View Mile end to Hertford in a larger map

Much of the towpath is hardpacked dirt with cobbles
The occasional path out in the middle of a field...

and the odd marina

the mudflap has done it's job and kept the chain
and cranks with only one or two drops of mud.

the rest of the mud stayed on the flap, perfect!

Oddly, the path doesn't look so nice on the satellite view on google maps near the reservoir, but what I realised was that on the ground, you can't really see the reservoir at all, all you see is a big 10m high embankment along the canal.  It really is quite pretty, and I'd love to do this ride all the way to Hertford on a nice sunny day.  This weekend is forecast to snow, so I'll have to postpone it until it warms up a bit.  That's all for now.

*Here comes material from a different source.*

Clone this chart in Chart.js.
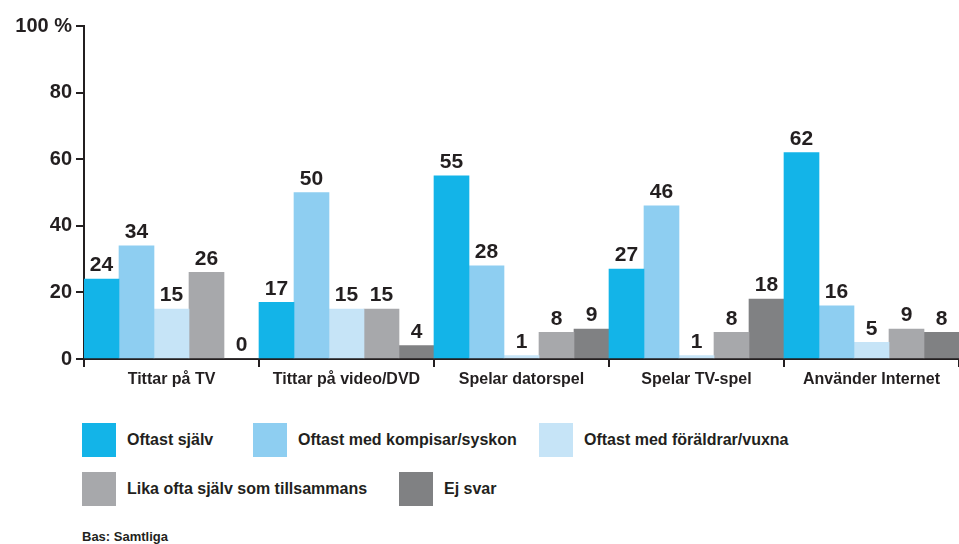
<!DOCTYPE html>
<html>
<head>
<meta charset="utf-8">
<script src="https://cdn.jsdelivr.net/npm/chart.js@4/dist/chart.umd.min.js"></script>
<style>
  html, body { margin: 0; padding: 0; background: #fff; }
  body { width: 959px; height: 544px; position: relative; overflow: hidden; font-family: "Liberation Sans", Arial, sans-serif; color: #231f20; }
  #wrap { position: absolute; left: 0; top: 0; width: 959px; height: 401px; }
  .lg { position: absolute; display: flex; align-items: center; font-weight: bold; font-size: 16px; }
  .lg span.box { display: inline-block; width: 34px; height: 34px; margin-right: 11px; }
  #note { position: absolute; left: 82px; top: 529px; font-size: 13px; font-weight: bold; }
</style>
</head>
<body>
<div id="wrap"><canvas id="c" width="959" height="401"></canvas></div>
<div id="legend"></div>
<div id="note">Bas: Samtliga</div>
<script>
const categories = ["Tittar på TV", "Tittar på video/DVD", "Spelar datorspel", "Spelar TV-spel", "Använder Internet"];
const seriesNames = ["Oftast själv", "Oftast med kompisar/syskon", "Oftast med föräldrar/vuxna", "Lika ofta själv som tillsammans", "Ej svar"];
const oftastSjalv     = [24, 17, 55, 27, 62];
const medKompisar     = [34, 50, 28, 46, 16];
const medForaldrar    = [15, 15, 1, 1, 5];
const likaOfta        = [26, 15, 8, 8, 9];
const ejSvar          = [0, 4, 9, 18, 8];
const yTicks = [0, 20, 40, 60, 80, 100];
const colors = ["#13b4e8", "#8ecef1", "#c6e4f7", "#a7a8ab", "#808183"];

const seriesValues = [oftastSjalv, medKompisar, medForaldrar, likaOfta, ejSvar];
const datasets = seriesNames.map((n, i) => ({
  label: n, data: seriesValues[i], backgroundColor: colors[i],
  barPercentage: 1, categoryPercentage: 1, borderWidth: 0
}));

const valueLabels = {
  id: 'valueLabels',
  afterDatasetsDraw(chart) {
    const ctx = chart.ctx;
    ctx.save();
    ctx.font = 'bold 21px "Liberation Sans", Arial, sans-serif';
    ctx.fillStyle = '#231f20';
    ctx.textAlign = 'center';
    ctx.textBaseline = 'bottom';
    chart.data.datasets.forEach((ds, di) => {
      chart.getDatasetMeta(di).data.forEach((bar, i) => {
        ctx.fillText(String(ds.data[i]), bar.x, bar.y - 3);
      });
    });
    ctx.restore();
  }
};

new Chart(document.getElementById('c'), {
  type: 'bar',
  data: { labels: categories, datasets },
  options: {
    responsive: false,
    animation: false,
    layout: { padding: { top: 26, right: 0, left: 0, bottom: 0 } },
    plugins: { legend: { display: false }, tooltip: { enabled: false } },
    scales: {
      x: {
        grid: { display: true, drawOnChartArea: false, drawTicks: true, tickLength: 8, offset: true, color: '#231f20', lineWidth: 2 },
        border: { display: true, color: '#231f20', width: 2 },
        ticks: { color: '#231f20', font: { family: '"Liberation Sans", Arial, sans-serif', size: 16, weight: 'bold' }, padding: 3, maxRotation: 0 },
        afterFit(s) { s.height = 42; }
      },
      y: {
        min: 0, max: 100,
        afterBuildTicks(s) { s.ticks = yTicks.map(v => ({ value: v })); },
        grid: { display: true, drawOnChartArea: false, drawTicks: true, tickLength: 8, color: '#231f20', lineWidth: 2 },
        border: { display: true, color: '#231f20', width: 2 },
        ticks: {
          color: '#231f20', padding: 4,
          font: { family: '"Liberation Sans", Arial, sans-serif', size: 20, weight: 'bold' },
          callback: v => v === 100 ? '100 %' : String(v)
        },
        afterFit(s) { s.width = 84; }
      }
    }
  },
  plugins: [valueLabels]
});

// HTML legend built from series
const legendPos = [[82, 423], [253, 423], [539, 423], [82, 472], [399, 472]];
const lg = document.getElementById('legend');
seriesNames.forEach((n, i) => {
  const d = document.createElement('div');
  d.className = 'lg';
  d.style.left = legendPos[i][0] + 'px';
  d.style.top = legendPos[i][1] + 'px';
  d.innerHTML = '<span class="box" style="background:' + colors[i] + '"></span>' + n;
  lg.appendChild(d);
});
</script>
</body>
</html>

  1. that looks like a lovely ride, reminds me a bit of the ride we did along the Rhine Canal in the Netherlands from Utrecht to Amsterdam :)

  2. Definitely looks like a lovely place for a ramble! The Northwestern US is pretty sparse on canals due to topography and history--the great canal building era in the US happened before settlement of this corner.

    Back in Connecticut I would ride a rail-trail. The railroad that was abandoned was the tow-path of an abandoned canal, so there's several layers of history there!